Nah, bagi yang skeptis, ketahuilah bahwa Angkatan Darat Amerika Serikat sendiri sedang melakukan riset dan pembelajaran akan tank ringan dan dampak yang bisa diberikannya kepada konsep pasukan reaksi cepat. Resep dari pasukan reaksi cepat adalah meminimalkan profilnya seringan mungkin, tetapi memaksimalkan daya gebuknya agar mampu bertahan dan menusuk garis pertahanan lawan sebelum pasukan konvensional yang lebih besar bisa menyusul dan memperkuat pasukan gelombang pertama ini.
Di masa Perang Dingin, Uni Soviet dan penerusnya Rusia sudah sejak lama memelihara kemampuan ini; Amerika Serikat tidak pernah benar-benar menemukan formula yang pas karena kagok dan ingin terlalu banyak AD. AS tidak pernah bisa menerima bahwa pasukan dengan tipikal air mobile ya memang harus berani mati dan spartan, hidup dengan dukungan minimal tetapi hasil maksimal.
Setelah bertahun-tahun meninggalkan konsep tank ringan AD AS nampaknya kembali melirik alutsista yang satu ini. Pada akhir bulan Agustus 2016, AD AS memanggil sejumlah pabrikan untuk menjelaskan konsep MPF (Mobility Protected Firepower) yang dijabarkan sebagai “kendaraan tempur ringan yang menyediakan kemampuan tembakan langsung jarak jauh bagi IBCT (Infantry Brigade Combat Team) yang menjamin kebebasan gerak dan aksi dalam manuver ekspedisioner gabungan dan operasi antar kecabangan.”
Pendeknya, AD AS ingin tank ringan dengan daya gempur besar, dalam hal ini mengusung kanon 105 atau 120mm. AD AS menganggarkan US$9,7 juta pada 2017 untuk melakukan studi awal atas kelayakan konsep ini. Sejauh ini ada 3 pabrikan yang berminat dan sudah siap menunjukkan purwarupa produk mereka: British Aerospace Land Systems, SAIC- ST Kinetics, dan GDLS (General Dynamics Land Systems).
Di antara ketiga kandidat ini, produk yang ditawarkan oleh British Aerospace paling mendekati desain tank medium PT. Pindad dengan konfigurasi mesin di belakang.

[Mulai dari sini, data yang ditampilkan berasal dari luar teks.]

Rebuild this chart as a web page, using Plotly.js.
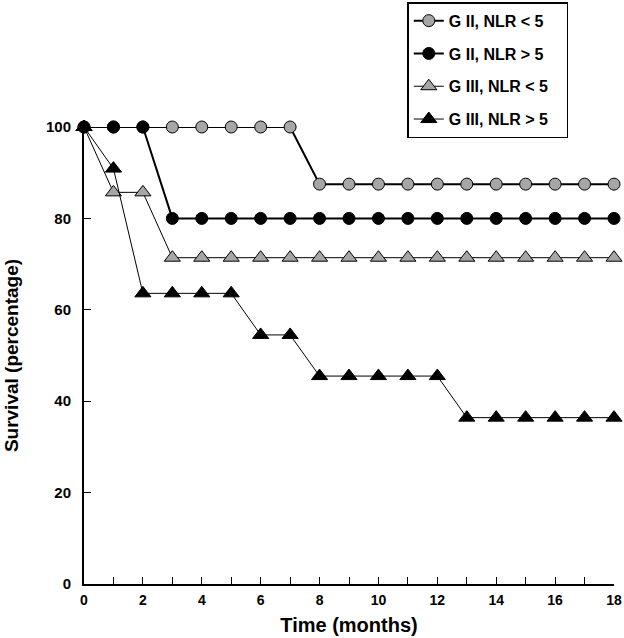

British Aerospace hadir dengan konsep M8 Expeditionary Light Tank (ELT) yang sebenarnya hanya merupakan pembaruan dari M8 Buford AGS yang gagal diadopsi walau sudah dipilih pada 1992. M8AGS sendiri didesain dengan seluruh hull dan kubah dibuat dari alumunium, dengan desain modular yang dapat ditingkatkan proteksinya dengan penambahan panel balistik dan sistem balok reaktif (ERA).
Dalam kondisi standar bobot M8 AGS ada di bawah 20 ton, namun setelah penambahan balok dan panel balistik, bobotnya naik signifikan nyaris menyentuh 30 ton, dekat dengan bobot Tank Medium Pindad. Terdapat beberapa konfigurasi proteksi yang dapat disesuaikan – idenya adalah memasang panel modular sesuai tingkat ancaman, tetapi ternyata di lapangan terbukti bahwa sistem ini terlalu kompleks.
M8 AGS sendiri dalam operasinya mengandalkan mesin Detroit Diesel 6V-92TA yang terkenal bandel, dan saat dikawinkan dengan sistem transmisi otomatik HMPT-500-3EC mampu menyemburkan daya mencapai 580hp. Untuk daya mesin, Tank Medium Pindad jauh lebih unggul karena daya mesin yang digunakan juga jauh lebih besar.
Suku cadang mesin ini 65% sama dengan truk M977 HEMTT yang merupakan standar truk angkut berat AD AS Mesin ini mampu menenggak bahan bakar JP8 atau diesel DF2. BAe sendiri nampak memodernisasi konsep M8 AGS menjadi M8 ELT dengan perubahan jenis kanon, naik kelas ke 120mm. Tentunya sistem kendali penembakan dan optiknya diperbarui agar mampu bersaing dalam kompetisi HMP.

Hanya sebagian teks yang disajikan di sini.